Evans is frightened by the infusion of religion in public policy debate.
"Somehow religion has become political, and politics becoming sort of religion, and that is very frightening in our culture," she said. "I think people are not sitting up and taking notice of that," and it will lead to irreparable harm.
"I am not a cancer patient who is a Christian — I am a Christian who happens to have cancer," said Stan Balken, 52, of Chandler, whose facility at talking about his faith is disarming and profound.
"Everything in my life centers and focuses round the fact that one day I will stand before God, and he is going to judge my life," said Balken, who has been battling Stage 4 lymphatic cancer for 7 1 /2 years and teaches the "Way of the Master" Bible program at Bethany Community Church in Tempe.
"I don’t get a free pass to heaven because I have heart disease or cancer," he said. "I don’t get a free pass to heaven because I have three children. I don’t get a free pass to heaven for anything I have done other than having a personal relationship with Jesus Christ.
"My Christianity is pretty much everything to me," he said. "I don’t get embarrassed by it. I believe the Bible is very literal when it says Christ will come back. Is Christ coming back? He will come when the world is prepared and every nation is heard.
"I realize that before I stand before God, I want to be prepared. I don’t want to be left empty-handed," he said.
THE REV. STEVE HOLM
Saying, "Jesus is at the core of what I believe and what I preach and what I do," the Rev. Steve Holm doesn’t wince when he says Christianity, as we know it, is dying, giving way to a new understanding of Jesus and his message for humankind.
With 35 years of ministry under his belt, the last 15 at Desert Cross Lutheran Church in Tempe, Holm, 60, freely quotes from the newest books critiquing the faith — how Brian McLaren, in "A Generous Orthodoxy," asserts that if Jesus were around today he would not be well-received by Christians. And how Jim Wallis, in "God’s Politics," contends forces in America are misusing Jesus for their own means.
Nevertheless, the Wisconsin-reared pastor said he is "excited about the future for the church. It is just going to take a while to sort all of these things out.
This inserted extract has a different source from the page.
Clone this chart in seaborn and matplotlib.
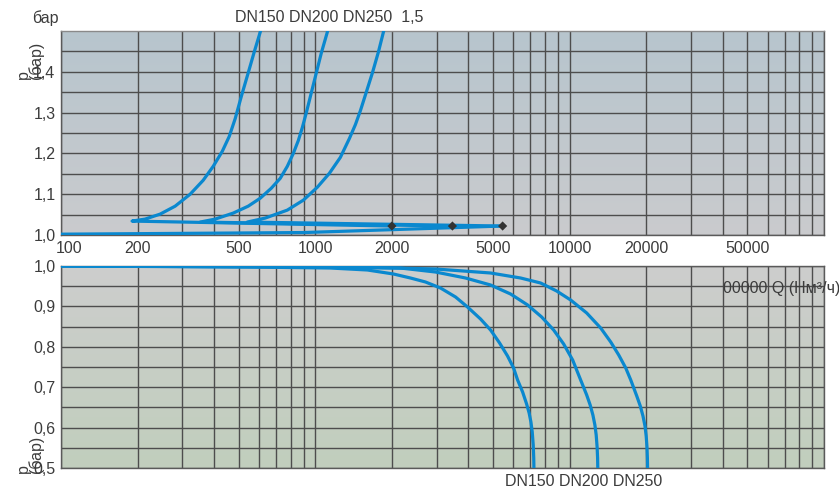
import numpy as np
import pandas as pd
import matplotlib
matplotlib.use("Agg")
import matplotlib.pyplot as plt
import matplotlib.transforms as mtrans
from matplotlib.colors import to_rgb
from matplotlib.ticker import NullFormatter
import seaborn as sns

# ---------------- data ----------------
x_tick_values = [100, 200, 500, 1000, 2000, 5000, 10000, 20000, 50000]
x_tick_labels = ["100", "200", "500", "1000", "2000", "5000", "10000", "20000", "50000"]
top_y_ticks = [1.0, 1.1, 1.2, 1.3, 1.4]
top_y_labels = ["1,0", "1,1", "1,2", "1,3", "1,4"]
bot_y_ticks = [0.5, 0.6, 0.7, 0.8, 0.9, 1.0]
bot_y_labels = ["0,5", "0,6", "0,7", "0,8", "0,9", "1,0"]

# upper panel (overpressure); first point = diamond end of the flat branch
top_dn150_q = [2000, 190.3, 214.1, 245.4, 281.1, 322.0, 362.3, 396.7, 430.5, 458.6,
               484.2, 511.3, 544.7, 575.2, 607.4, 624.2]
top_dn150_p = [1.022, 1.0341, 1.039, 1.0512, 1.0707, 1.1, 1.1341, 1.1683, 1.2049, 1.2415,
               1.2854, 1.339, 1.3976, 1.4488, 1.4976, 1.5244]
top_dn200_q = [3460, 352.5, 404.0, 475.5, 544.7, 607.4, 671.0, 728.0, 775.9, 819.3,
               857.4, 889.0, 921.8, 964.4, 1009.1, 1055.9, 1115.1, 1135.6]
top_dn200_p = [1.022, 1.0317, 1.039, 1.0537, 1.0707, 1.0902, 1.1146, 1.139, 1.1683, 1.2,
               1.2317, 1.2634, 1.3, 1.3488, 1.3976, 1.4463, 1.4976, 1.5195]
top_dn250_q = [5450, 539.8, 635.5, 775.9, 897.2, 1018.3, 1135.6, 1254.2, 1361.5, 1437.5,
               1504.2, 1588.2, 1676.9, 1770.4, 1852.7, 1903.7]
top_dn250_p = [1.022, 1.0317, 1.0415, 1.061, 1.0854, 1.1171, 1.1512, 1.1902, 1.2366, 1.2707,
               1.3049, 1.3512, 1.3976, 1.4488, 1.4976, 1.5244]
top_base_q = [100, 900, 5450]
top_base_p = [1.002, 1.006, 1.022]
diamond_q = [2000, 3460, 5450]
diamond_p = [1.022, 1.022, 1.022]

# lower panel (vacuum)
bot_dn150_q = [100, 554.8, 1145.6, 1602.5, 2028.2, 2365.9, 2710.8, 3106.1, 3558.6, 3966.3,
               4462.7, 4886.4, 5302.2, 5698.5, 6019.0, 6241.5, 6531.8, 6772.3, 6928.3,
               7041.2, 7125.9, 7190.2, 7223.4, 7235.0]
bot_dn150_p = [1.0, 0.9975, 0.995, 0.9901, 0.9802, 0.9703, 0.9604, 0.9455, 0.9233, 0.8985,
               0.8688, 0.8416, 0.8094, 0.7772, 0.7475, 0.7178, 0.6881, 0.6584, 0.6361,
               0.6139, 0.5891, 0.5569, 0.5248, 0.5]
bot_dn200_q = [100, 873.1, 2161.3, 2968.1, 3895.3, 4886.4, 5856.1, 6833.6, 7759.0, 8649.9,
               9470.4, 10275, 11047, 11666, 12040, 12340, 12566, 12714, 12820, 12877, 12900]
bot_dn200_p = [1.0, 0.9975, 0.995, 0.9851, 0.9703, 0.953, 0.9307, 0.9035, 0.8738, 0.8416,
               0.8069, 0.7673, 0.7178, 0.6807, 0.6559, 0.6312, 0.6064, 0.5817, 0.552,
               0.5248, 0.5]
bot_dn250_q = [100, 1373.3, 2968.1, 4886.4, 6414.4, 7688.3, 8888.4, 10091, 11666, 13243,
               14502, 15591, 16616, 17387, 18357, 18951, 19420, 19777, 19992, 20136,
               20210, 20247]
bot_dn250_p = [1.0, 0.9975, 0.9926, 0.9827, 0.9703, 0.9579, 0.9381, 0.9158, 0.8837, 0.8465,
               0.8119, 0.7797, 0.7475, 0.7178, 0.6782, 0.6535, 0.6287, 0.604, 0.5792,
               0.552, 0.5248, 0.5]

# ---------------- style ----------------
sns.set_style("white")
plt.rcParams["font.family"] = ["Liberation Sans", "DejaVu Sans"]
TXT = "#3c3c3c"
FS = 11.5
BLUE = "#0a88cf"
GRID = "#4d4d4d"
LW = 2.3

W, H = 839, 488
fig = plt.figure(figsize=(W / 100, H / 100), dpi=100)
fig.patch.set_facecolor("white")

L, R = 61, 824
top_box = [L / W, 1 - 235 / H, (R - L) / W, (235 - 31) / H]
bot_box = [L / W, 1 - 468 / H, (R - L) / W, (468 - 266) / H]


def gradient_axes(box, c_top, c_bot):
    bg = fig.add_axes(box, zorder=0)
    t = np.linspace(0, 1, 256)[:, None]
    a, b = np.array(to_rgb(c_top)), np.array(to_rgb(c_bot))
    img = a[None, None, :] * (1 - t[..., None]) + b[None, None, :] * t[..., None]
    img = np.repeat(img, 2, axis=1)
    bg.imshow(img, aspect="auto", extent=[0, 1, 0, 1], interpolation="bilinear")
    bg.set_axis_off()
    return bg


gradient_axes(top_box, "#b7c5ce", "#cacbcd")
gradient_axes(bot_box, "#cdcdcd", "#c1cfbd")

ax1 = fig.add_axes(top_box, zorder=1)
ax2 = fig.add_axes(bot_box, zorder=1)

minor_q = [m * 10 ** e for e in (2, 3, 4) for m in range(1, 10)] + [100000]

for ax in (ax1, ax2):
    ax.set_facecolor("none")
    ax.set_xscale("log")
    ax.set_xlim(100, 100000)
    ax.set_xticks(minor_q, minor=True)
    ax.xaxis.set_minor_formatter(NullFormatter())
    ax.grid(which="both", axis="both", color=GRID, lw=1.0)
    ax.set_axisbelow(True)
    ax.tick_params(which="both", length=0)
    for s in ax.spines.values():
        s.set_color("#5a5a5a")
        s.set_linewidth(1.0)

line_kw = dict(sort=False, estimator=None, color=BLUE, lw=LW, zorder=3,
               solid_joinstyle="round", solid_capstyle="butt")

# top axes
ax1.set_ylim(1.0, 1.5)
ax1.set_yticks(top_y_ticks, top_y_labels)
ax1.set_yticks(np.arange(1.05, 1.5, 0.1), minor=True)
ax1.yaxis.set_minor_formatter(NullFormatter())
ax1.set_xticks(x_tick_values, x_tick_labels)
ax1.tick_params(axis="x", which="major", pad=4, labelsize=FS, labelcolor=TXT)
ax1.tick_params(axis="y", pad=4, labelsize=FS, labelcolor=TXT)
ax1.spines["top"].set_color("#8a8a8a")
lab0 = ax1.get_xticklabels()[0]
lab0.set_transform(lab0.get_transform() + mtrans.ScaledTranslation(8 / 100, 0, fig.dpi_scale_trans))

for q, p in [(top_base_q, top_base_p), (top_dn150_q, top_dn150_p),
             (top_dn200_q, top_dn200_p), (top_dn250_q, top_dn250_p)]:
    df = pd.DataFrame({"Q": q, "p": p})
    sns.lineplot(data=df, x="Q", y="p", ax=ax1, **line_kw)
dfd = pd.DataFrame({"Q": diamond_q, "p": diamond_p})
sns.scatterplot(data=dfd, x="Q", y="p", marker="D", s=22, color="#333333",
                edgecolor="none", ax=ax1, zorder=4)
ax1.set_xlim(100, 100000)
ax1.set_ylim(1.0, 1.5)
ax1.set_xlabel("")
ax1.set_ylabel("")

# bottom axes
ax2.set_ylim(0.5, 1.0)
ax2.set_yticks(bot_y_ticks, bot_y_labels)
ax2.set_yticks(np.arange(0.55, 1.0, 0.1), minor=True)
ax2.yaxis.set_minor_formatter(NullFormatter())
ax2.set_xticks(x_tick_values, [""] * len(x_tick_values))
ax2.tick_params(axis="y", pad=4, labelsize=FS, labelcolor=TXT)
for q, p in [(bot_dn150_q, bot_dn150_p), (bot_dn200_q, bot_dn200_p), (bot_dn250_q, bot_dn250_p)]:
    df = pd.DataFrame({"Q": q, "p": p})
    sns.lineplot(data=df, x="Q", y="p", ax=ax2, **line_kw)
ax2.set_xlim(100, 100000)
ax2.set_ylim(0.5, 1.0)
ax2.set_xlabel("")
ax2.set_ylabel("")

# ---------------- texts ----------------
def fx(px):
    return px / W


def fy(py):
    return 1 - py / H


fig.text(fx(32), fy(18), "бар", fontsize=FS, color=TXT, ha="left", va="center")
fig.text(fx(235), fy(18), "DN150 DN200 DN250  1,5", fontsize=FS, color=TXT, ha="left", va="center")
fig.text(fx(505), fy(481), "DN150 DN200 DN250", fontsize=FS, color=TXT, ha="left", va="center")
fig.text(fx(723), fy(288), "00000 Q (Нм³/ч)", fontsize=FS, color=TXT, ha="left", va="center", zorder=5)
fig.text(fx(30), fy(79), "p\n(бар)", fontsize=FS, color=TXT, rotation=90, ha="center", va="bottom",
         multialignment="left", linespacing=0.85, zorder=5)
fig.text(fx(30), fy(473), "p\n(бар)", fontsize=FS, color=TXT, rotation=90, ha="center", va="bottom",
         multialignment="left", linespacing=0.85, zorder=5)

fig.savefig("out.png", dpi=100)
It may be a period of tension, a real period of reformation because it is not an abandonment of what is old, rather an embracing of what is essential."
Part of it, he said, is "the death of modernism," the realization that technical, scientific advancements were "really, really going to be significant and important to us," but have left people wanting.
Holm foresees the "death of denominationalism and an openness to the practices of other denominations and other Christians." The pastor said Jesus should be recognized as standing in the "prophetic tradition of the Old Testament" that was "deeply involved with society and the cares of society and even involved in politics."
So it comes as no surprise that Christians today have a strong interest to engage in the culture and politics to bring change and reform. "It’s recognizing that a lot of the problems that the world faces are not just personal sins, but rather systemic in nature," he said. "And there needs to be a radical overhaul before all people can experience the Kingdom of God."